:: Dataset content ::
..........
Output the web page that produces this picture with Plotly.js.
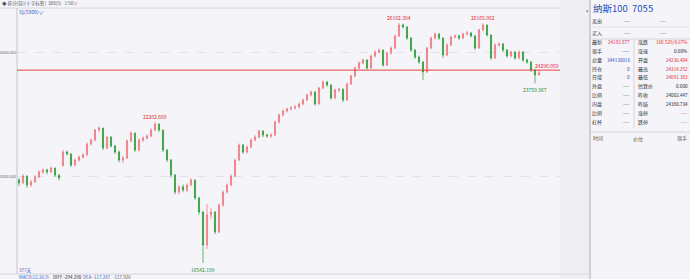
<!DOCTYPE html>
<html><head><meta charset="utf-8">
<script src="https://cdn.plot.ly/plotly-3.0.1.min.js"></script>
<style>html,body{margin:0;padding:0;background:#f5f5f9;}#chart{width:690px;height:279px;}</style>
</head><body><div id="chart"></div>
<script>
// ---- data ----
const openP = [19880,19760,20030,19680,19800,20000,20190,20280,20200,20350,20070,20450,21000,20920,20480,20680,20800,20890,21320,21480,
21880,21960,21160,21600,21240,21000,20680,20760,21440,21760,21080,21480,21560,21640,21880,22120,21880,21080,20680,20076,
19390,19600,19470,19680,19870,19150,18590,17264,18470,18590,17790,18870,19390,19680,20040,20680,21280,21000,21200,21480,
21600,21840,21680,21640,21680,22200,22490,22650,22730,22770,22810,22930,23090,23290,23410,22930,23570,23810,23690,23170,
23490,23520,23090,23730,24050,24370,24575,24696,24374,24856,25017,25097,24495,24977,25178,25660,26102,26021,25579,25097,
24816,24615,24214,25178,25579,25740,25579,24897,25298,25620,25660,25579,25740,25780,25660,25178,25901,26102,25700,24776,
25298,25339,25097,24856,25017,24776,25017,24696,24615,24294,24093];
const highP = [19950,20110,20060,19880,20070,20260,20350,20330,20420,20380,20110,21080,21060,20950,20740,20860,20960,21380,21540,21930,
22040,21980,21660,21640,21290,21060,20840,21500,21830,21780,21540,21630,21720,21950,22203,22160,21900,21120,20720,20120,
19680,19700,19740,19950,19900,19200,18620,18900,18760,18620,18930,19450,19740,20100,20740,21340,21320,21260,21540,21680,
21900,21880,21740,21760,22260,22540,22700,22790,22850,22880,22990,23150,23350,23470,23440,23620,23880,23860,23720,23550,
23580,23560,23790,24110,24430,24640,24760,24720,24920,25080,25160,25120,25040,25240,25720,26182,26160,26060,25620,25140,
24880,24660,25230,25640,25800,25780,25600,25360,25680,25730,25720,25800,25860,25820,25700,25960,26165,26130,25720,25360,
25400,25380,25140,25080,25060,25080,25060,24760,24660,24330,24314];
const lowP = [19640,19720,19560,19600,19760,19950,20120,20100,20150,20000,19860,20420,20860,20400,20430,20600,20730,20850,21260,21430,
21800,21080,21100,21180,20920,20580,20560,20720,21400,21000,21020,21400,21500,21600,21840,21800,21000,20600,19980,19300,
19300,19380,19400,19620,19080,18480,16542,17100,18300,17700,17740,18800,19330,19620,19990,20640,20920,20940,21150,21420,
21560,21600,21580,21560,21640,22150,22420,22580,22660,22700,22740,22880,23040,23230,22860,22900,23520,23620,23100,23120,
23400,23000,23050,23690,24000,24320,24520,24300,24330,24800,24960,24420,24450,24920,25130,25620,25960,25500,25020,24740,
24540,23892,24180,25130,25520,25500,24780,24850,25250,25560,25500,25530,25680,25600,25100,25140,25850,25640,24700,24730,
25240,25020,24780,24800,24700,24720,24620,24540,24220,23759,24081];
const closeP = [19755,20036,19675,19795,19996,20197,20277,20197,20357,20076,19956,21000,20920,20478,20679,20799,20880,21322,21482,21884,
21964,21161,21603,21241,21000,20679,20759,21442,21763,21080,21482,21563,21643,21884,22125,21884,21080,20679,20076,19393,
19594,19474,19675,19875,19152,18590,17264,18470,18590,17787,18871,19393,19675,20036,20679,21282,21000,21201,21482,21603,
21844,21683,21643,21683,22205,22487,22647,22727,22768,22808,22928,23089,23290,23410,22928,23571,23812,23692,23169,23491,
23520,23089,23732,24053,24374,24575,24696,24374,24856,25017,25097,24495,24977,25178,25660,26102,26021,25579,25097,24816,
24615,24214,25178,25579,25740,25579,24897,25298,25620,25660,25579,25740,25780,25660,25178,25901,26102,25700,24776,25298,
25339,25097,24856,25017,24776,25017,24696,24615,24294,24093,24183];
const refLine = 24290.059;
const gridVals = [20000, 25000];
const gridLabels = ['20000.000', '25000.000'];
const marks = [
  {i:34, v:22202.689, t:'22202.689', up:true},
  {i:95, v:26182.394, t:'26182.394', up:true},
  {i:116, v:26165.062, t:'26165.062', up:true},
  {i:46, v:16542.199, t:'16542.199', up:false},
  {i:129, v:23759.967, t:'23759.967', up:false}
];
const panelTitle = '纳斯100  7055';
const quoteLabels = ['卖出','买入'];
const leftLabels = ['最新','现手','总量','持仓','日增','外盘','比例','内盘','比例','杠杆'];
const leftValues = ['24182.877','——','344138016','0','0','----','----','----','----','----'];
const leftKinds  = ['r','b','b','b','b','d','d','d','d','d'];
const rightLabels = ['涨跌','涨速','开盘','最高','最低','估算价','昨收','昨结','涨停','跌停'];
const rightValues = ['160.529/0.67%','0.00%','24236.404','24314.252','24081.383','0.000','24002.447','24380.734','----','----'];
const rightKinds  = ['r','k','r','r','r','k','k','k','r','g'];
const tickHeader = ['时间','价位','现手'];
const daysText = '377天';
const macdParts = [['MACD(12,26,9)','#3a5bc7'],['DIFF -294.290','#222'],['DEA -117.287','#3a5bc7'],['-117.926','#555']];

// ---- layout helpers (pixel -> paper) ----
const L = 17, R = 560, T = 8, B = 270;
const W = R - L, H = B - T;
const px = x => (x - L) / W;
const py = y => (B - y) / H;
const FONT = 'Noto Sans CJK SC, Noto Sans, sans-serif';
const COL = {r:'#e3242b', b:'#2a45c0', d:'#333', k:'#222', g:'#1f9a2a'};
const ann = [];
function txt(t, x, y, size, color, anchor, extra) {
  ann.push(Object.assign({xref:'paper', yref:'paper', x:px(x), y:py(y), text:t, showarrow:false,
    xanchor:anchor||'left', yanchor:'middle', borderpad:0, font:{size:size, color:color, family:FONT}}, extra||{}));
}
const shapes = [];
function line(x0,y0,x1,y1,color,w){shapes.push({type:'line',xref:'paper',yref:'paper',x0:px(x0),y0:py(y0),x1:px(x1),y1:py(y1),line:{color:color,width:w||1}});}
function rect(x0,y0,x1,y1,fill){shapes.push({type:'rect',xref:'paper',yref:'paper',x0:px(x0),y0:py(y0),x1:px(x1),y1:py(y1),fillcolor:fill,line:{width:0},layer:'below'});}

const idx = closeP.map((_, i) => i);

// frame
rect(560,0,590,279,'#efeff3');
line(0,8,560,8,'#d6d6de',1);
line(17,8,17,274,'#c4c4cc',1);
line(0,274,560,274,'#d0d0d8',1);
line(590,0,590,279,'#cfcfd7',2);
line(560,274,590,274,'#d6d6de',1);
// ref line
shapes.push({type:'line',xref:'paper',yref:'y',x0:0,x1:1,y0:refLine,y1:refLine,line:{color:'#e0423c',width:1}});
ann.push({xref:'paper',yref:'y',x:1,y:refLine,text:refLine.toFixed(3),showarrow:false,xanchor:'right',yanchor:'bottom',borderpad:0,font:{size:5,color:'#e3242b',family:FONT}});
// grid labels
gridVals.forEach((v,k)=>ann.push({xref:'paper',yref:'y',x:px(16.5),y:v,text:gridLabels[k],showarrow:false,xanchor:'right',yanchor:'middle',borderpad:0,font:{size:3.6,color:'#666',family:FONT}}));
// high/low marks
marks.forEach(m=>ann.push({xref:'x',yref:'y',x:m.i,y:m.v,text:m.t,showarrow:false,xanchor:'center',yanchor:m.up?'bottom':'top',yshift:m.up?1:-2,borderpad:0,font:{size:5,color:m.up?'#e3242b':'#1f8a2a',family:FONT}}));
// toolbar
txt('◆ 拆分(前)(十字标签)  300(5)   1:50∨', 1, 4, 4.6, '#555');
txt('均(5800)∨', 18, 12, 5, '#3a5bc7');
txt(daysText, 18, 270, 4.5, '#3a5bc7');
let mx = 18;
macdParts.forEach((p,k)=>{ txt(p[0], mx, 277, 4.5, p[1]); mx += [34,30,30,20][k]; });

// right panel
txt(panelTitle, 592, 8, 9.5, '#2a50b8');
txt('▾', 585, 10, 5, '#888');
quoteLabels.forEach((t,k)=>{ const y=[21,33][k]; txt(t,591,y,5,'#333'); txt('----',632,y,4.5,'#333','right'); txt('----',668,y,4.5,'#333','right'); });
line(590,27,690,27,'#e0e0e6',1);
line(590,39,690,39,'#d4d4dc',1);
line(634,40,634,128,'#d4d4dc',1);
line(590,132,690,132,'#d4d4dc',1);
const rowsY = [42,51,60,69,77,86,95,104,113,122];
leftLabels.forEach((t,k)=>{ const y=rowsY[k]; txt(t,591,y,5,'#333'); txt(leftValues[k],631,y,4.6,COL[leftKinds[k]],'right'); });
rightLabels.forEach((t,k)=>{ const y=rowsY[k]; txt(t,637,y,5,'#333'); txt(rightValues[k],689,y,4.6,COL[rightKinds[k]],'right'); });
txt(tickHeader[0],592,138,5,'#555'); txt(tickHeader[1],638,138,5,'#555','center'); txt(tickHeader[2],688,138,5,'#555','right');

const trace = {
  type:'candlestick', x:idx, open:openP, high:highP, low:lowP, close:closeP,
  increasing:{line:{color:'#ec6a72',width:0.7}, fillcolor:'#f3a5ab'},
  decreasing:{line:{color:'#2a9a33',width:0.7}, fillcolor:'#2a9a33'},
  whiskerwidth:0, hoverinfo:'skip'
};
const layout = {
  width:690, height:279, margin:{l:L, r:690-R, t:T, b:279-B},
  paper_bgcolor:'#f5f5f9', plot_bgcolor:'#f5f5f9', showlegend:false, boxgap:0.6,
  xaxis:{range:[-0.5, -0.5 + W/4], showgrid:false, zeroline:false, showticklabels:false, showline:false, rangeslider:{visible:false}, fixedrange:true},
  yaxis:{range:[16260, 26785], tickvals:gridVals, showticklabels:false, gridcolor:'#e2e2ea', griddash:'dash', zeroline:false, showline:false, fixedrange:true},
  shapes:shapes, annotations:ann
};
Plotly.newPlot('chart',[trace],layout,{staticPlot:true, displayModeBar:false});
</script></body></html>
..........
:: Work required ::
Which lines hold the string "picture"? List them all.

:: Answer for this exercise ::
Output the web page that produces this picture with Plotly.js.

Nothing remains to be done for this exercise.